January 20, 2007 at 6:46 pm
Now this would be a cool all-terrain tool. As announced last week Dell is getting into the ruggedized notebook arena with their ATG notebook. With shock mountings, spill proof keyboard and more, it's a notebook that's designed for demanding work environments.
I've never really had issues with my notebooks (knock on wood), but I have been using my laptop more and more on the road, at Starbucks, vacation, etc. and I can't help but think that some extra protection might be nice. There's quite a premium for the notebook, but if you have had issues with notebooks, it might be worth the extra $1500.
In other news, more heavy theory from the SQL Server Programmability team. One amazing thing to me: did you know that an ALTER DATABASE SET READ_ONLY flushes the procedure cache? Same as the DBCC FREEPROCCACHE.
So answer me this, Batman. If the database is read only and the procedure cache flushes, can new plans be written to procedure cache tables?
I'm being a little silly, but it would seem to me that if I placed a DB on read only media, like a DVD, and distributed it, that I'd want the cached plans to remain there and usable for anyone querying the system. Or am I misunderstanding something here.
Steve Jones
January 20, 2007 at 11:09 pm
Maybe I am mistaken, but I thought that the procedure cache was an in-memory only set of data that is shared by all databases.
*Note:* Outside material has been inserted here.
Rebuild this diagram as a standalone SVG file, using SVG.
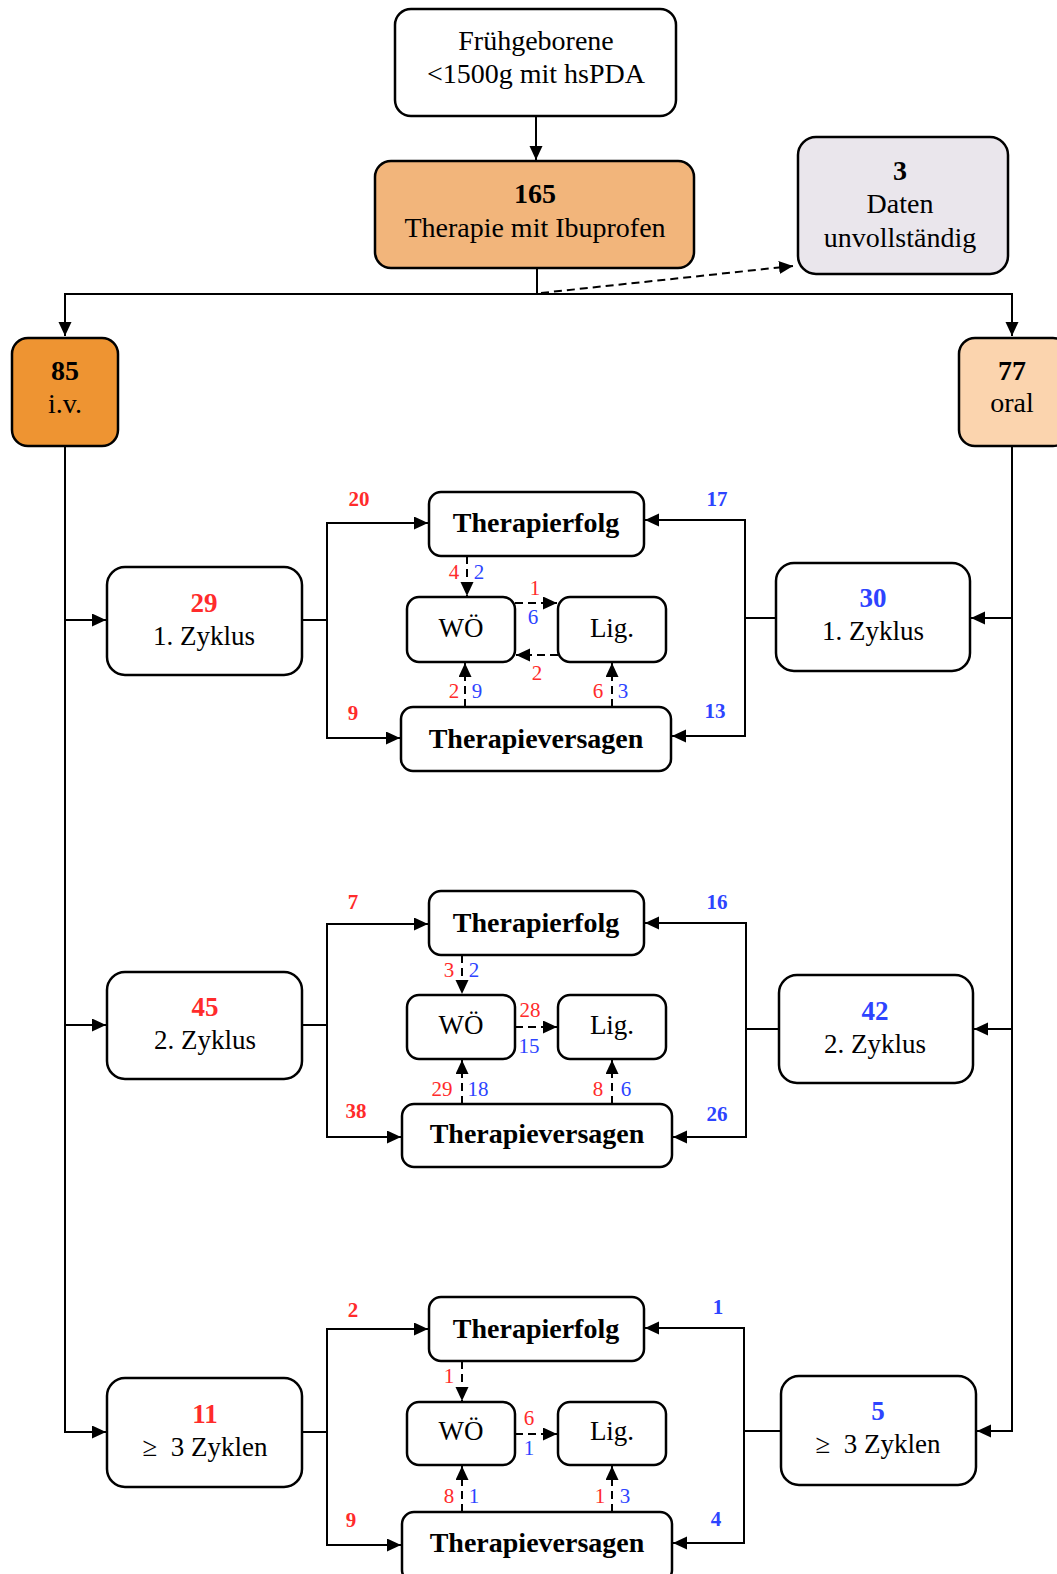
<svg xmlns="http://www.w3.org/2000/svg" width="1057" height="1574" viewBox="0 0 1057 1574">
<defs>
<marker id="ah" markerUnits="userSpaceOnUse" markerWidth="16" markerHeight="14" refX="14" refY="6.5" orient="auto"><path d="M0,0 L14,6.5 L0,13 z" fill="#000"/></marker>
<style>
text{font-family:"Liberation Serif","Times New Roman",serif;text-anchor:middle;fill:#000}
.box{fill:#fff;stroke:#000;stroke-width:2.5}
.big{font-size:28px}
.cyc{font-size:27px}
.b{font-weight:bold}
.lab{font-size:21px}
.r{fill:#FF2B2B}
.bl{fill:#2D44FF}
.ln{fill:none;stroke:#000;stroke-width:2}
.ar{fill:none;stroke:#000;stroke-width:2;marker-end:url(#ah)}
.da{fill:none;stroke:#000;stroke-width:2;stroke-dasharray:8,5;marker-end:url(#ah)}
</style>
</defs>
<rect width="1057" height="1574" fill="#fff"/>

<g id="connectors">
<path class="ar" d="M536,116 V160"/>
<path class="ln" d="M537,268 V294"/>
<path class="ar" d="M537,294 H65 V336"/>
<path class="ar" d="M537,294 H1012 V336"/>
<path class="da" d="M541,293 L793,266"/>
<path class="ar" d="M65,446 V1432 H106"/>
<path class="ar" d="M65,620 H106"/>
<path class="ar" d="M65,1025 H106"/>
<path class="ar" d="M1012,446 V1431 H977"/>
<path class="ar" d="M1012,618 H971"/>
<path class="ar" d="M1012,1029 H974"/>

<path class="ln" d="M302,620 H327"/>
<path class="ar" d="M327,620 V523 H428"/>
<path class="ar" d="M327,620 V738 H400"/>
<path class="ln" d="M776,618 H745"/>
<path class="ar" d="M745,618 V520 H645"/>
<path class="ar" d="M745,618 V736 H672"/>
<path class="da" d="M467,556 V596"/>
<path class="da" d="M515,603 H557"/>
<path class="da" d="M558,655 H516"/>
<path class="da" d="M465,707 V663"/>
<path class="da" d="M612,707 V663"/>

<path class="ln" d="M302,1025 H327"/>
<path class="ar" d="M327,1025 V924 H428"/>
<path class="ar" d="M327,1025 V1137 H401"/>
<path class="ln" d="M779,1029 H746"/>
<path class="ar" d="M746,1029 V923 H645"/>
<path class="ar" d="M746,1029 V1137 H673"/>
<path class="da" d="M462,955 V994"/>
<path class="da" d="M515,1027 H557"/>
<path class="da" d="M462,1104 V1060"/>
<path class="da" d="M612,1104 V1060"/>

<path class="ln" d="M302,1432 H327"/>
<path class="ar" d="M327,1432 V1329 H428"/>
<path class="ar" d="M327,1432 V1545 H401"/>
<path class="ln" d="M781,1431 H744"/>
<path class="ar" d="M744,1431 V1328 H645"/>
<path class="ar" d="M744,1431 V1543 H673"/>
<path class="da" d="M462,1361 V1401"/>
<path class="da" d="M515,1434 H557"/>
<path class="da" d="M462,1512 V1466"/>
<path class="da" d="M612,1512 V1466"/>
</g>

<g id="start">
<rect class="box" x="395" y="9" width="281" height="107" rx="16"/>
<text class="big" x="536" y="50">Frühgeborene</text>
<text class="big" x="536" y="83">&lt;1500g mit hsPDA</text>
</g>
<g id="ibuprofen">
<rect class="box" x="375" y="161" width="319" height="107" rx="16" fill="#F2B57B" style="fill:#F2B57B"/>
<text class="big b" x="535" y="203">165</text>
<text class="big" x="535" y="237">Therapie mit Ibuprofen</text>
</g>
<g id="unvollstaendig">
<rect class="box" x="798" y="137" width="210" height="137" rx="18" style="fill:#EAE6EC"/>
<text class="big b" x="900" y="180">3</text>
<text class="big" x="900" y="213">Daten</text>
<text class="big" x="900" y="247">unvollständig</text>
</g>
<g id="iv">
<rect class="box" x="12" y="338" width="106" height="108" rx="16" style="fill:#EE9432"/>
<text class="big b" x="65" y="380">85</text>
<text class="big" x="65" y="413">i.v.</text>
</g>
<g id="oral">
<rect class="box" x="959" y="338" width="110" height="108" rx="16" style="fill:#FBD4AE"/>
<text class="big b" x="1012" y="380">77</text>
<text class="big" x="1012" y="412">oral</text>
</g>

<!-- Section 1 -->
<g id="iv-z1">
<rect class="box" x="107" y="567" width="195" height="108" rx="18"/>
<text class="cyc b r" x="204" y="612">29</text>
<text class="cyc" x="204" y="645">1. Zyklus</text>
</g>
<g id="oral-z1">
<rect class="box" x="776" y="563" width="194" height="108" rx="18"/>
<text class="cyc b bl" x="873" y="607">30</text>
<text class="cyc" x="873" y="640">1. Zyklus</text>
</g>
<g id="erfolg1">
<rect class="box" x="429" y="492" width="215" height="64" rx="12"/>
<text class="big b" x="536" y="532">Therapierfolg</text>
</g>
<g id="woe1">
<rect class="box" x="407" y="597" width="108" height="65" rx="12"/>
<text class="cyc" x="461" y="637">WÖ</text>
</g>
<g id="lig1">
<rect class="box" x="558" y="597" width="108" height="65" rx="12"/>
<text class="cyc" x="612" y="637">Lig.</text>
</g>
<g id="versagen1">
<rect class="box" x="401" y="707" width="270" height="64" rx="12"/>
<text class="big b" x="536" y="748">Therapieversagen</text>
</g>
<g id="labels1">
<text class="lab b r" x="359" y="506">20</text>
<text class="lab b bl" x="717" y="506">17</text>
<text class="lab b r" x="353" y="720">9</text>
<text class="lab b bl" x="715" y="718">13</text>
<text class="lab r" x="454" y="579">4</text>
<text class="lab bl" x="479" y="579">2</text>
<text class="lab r" x="535" y="595">1</text>
<text class="lab bl" x="533" y="624">6</text>
<text class="lab r" x="537" y="680">2</text>
<text class="lab r" x="454" y="698">2</text>
<text class="lab bl" x="477" y="698">9</text>
<text class="lab r" x="598" y="698">6</text>
<text class="lab bl" x="623" y="698">3</text>
</g>

<!-- Section 2 -->
<g id="iv-z2">
<rect class="box" x="107" y="972" width="195" height="107" rx="18"/>
<text class="cyc b r" x="205" y="1016">45</text>
<text class="cyc" x="205" y="1049">2. Zyklus</text>
</g>
<g id="oral-z2">
<rect class="box" x="779" y="975" width="194" height="108" rx="18"/>
<text class="cyc b bl" x="875" y="1020">42</text>
<text class="cyc" x="875" y="1053">2. Zyklus</text>
</g>
<g id="erfolg2">
<rect class="box" x="429" y="891" width="215" height="64" rx="12"/>
<text class="big b" x="536" y="932">Therapierfolg</text>
</g>
<g id="woe2">
<rect class="box" x="407" y="995" width="108" height="64" rx="12"/>
<text class="cyc" x="461" y="1034">WÖ</text>
</g>
<g id="lig2">
<rect class="box" x="558" y="995" width="108" height="64" rx="12"/>
<text class="cyc" x="612" y="1034">Lig.</text>
</g>
<g id="versagen2">
<rect class="box" x="402" y="1104" width="270" height="63" rx="12"/>
<text class="big b" x="537" y="1143">Therapieversagen</text>
</g>
<g id="labels2">
<text class="lab b r" x="353" y="909">7</text>
<text class="lab b bl" x="717" y="909">16</text>
<text class="lab b r" x="356" y="1118">38</text>
<text class="lab b bl" x="717" y="1121">26</text>
<text class="lab r" x="449" y="977">3</text>
<text class="lab bl" x="474" y="977">2</text>
<text class="lab r" x="530" y="1017">28</text>
<text class="lab bl" x="529" y="1053">15</text>
<text class="lab r" x="442" y="1096">29</text>
<text class="lab bl" x="478" y="1096">18</text>
<text class="lab r" x="598" y="1096">8</text>
<text class="lab bl" x="626" y="1096">6</text>
</g>

<!-- Section 3 -->
<g id="iv-z3">
<rect class="box" x="107" y="1378" width="195" height="109" rx="18"/>
<text class="cyc b r" x="205" y="1423">11</text>
<text class="cyc" x="205" y="1456" style="white-space:pre">≥  3 Zyklen</text>
</g>
<g id="oral-z3">
<rect class="box" x="781" y="1376" width="195" height="109" rx="18"/>
<text class="cyc b bl" x="878" y="1420">5</text>
<text class="cyc" x="878" y="1453" style="white-space:pre">≥  3 Zyklen</text>
</g>
<g id="erfolg3">
<rect class="box" x="429" y="1297" width="215" height="64" rx="12"/>
<text class="big b" x="536" y="1338">Therapierfolg</text>
</g>
<g id="woe3">
<rect class="box" x="407" y="1402" width="108" height="63" rx="12"/>
<text class="cyc" x="461" y="1440">WÖ</text>
</g>
<g id="lig3">
<rect class="box" x="558" y="1402" width="108" height="63" rx="12"/>
<text class="cyc" x="612" y="1440">Lig.</text>
</g>
<g id="versagen3">
<rect class="box" x="402" y="1512" width="270" height="70" rx="12"/>
<text class="big b" x="537" y="1552">Therapieversagen</text>
</g>
<g id="labels3">
<text class="lab b r" x="353" y="1317">2</text>
<text class="lab b bl" x="718" y="1314">1</text>
<text class="lab b r" x="351" y="1527">9</text>
<text class="lab b bl" x="716" y="1526">4</text>
<text class="lab r" x="449" y="1383">1</text>
<text class="lab r" x="529" y="1425">6</text>
<text class="lab bl" x="529" y="1455">1</text>
<text class="lab r" x="449" y="1503">8</text>
<text class="lab bl" x="474" y="1503">1</text>
<text class="lab r" x="600" y="1503">1</text>
<text class="lab bl" x="625" y="1503">3</text>
</g>
</svg>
In that case, I don't think it would get distributed on DVD media.
It makes sense to me that settting the database to read-only would flush the procedure cache, at least for that database. Once the database is in read-only mode, there is no reason for a query to aquire even read locks on objects in that database, because there is no possiblilty of the object being updated. And any plan that involved an insert, update, delete, or DDL operation would also be unusable.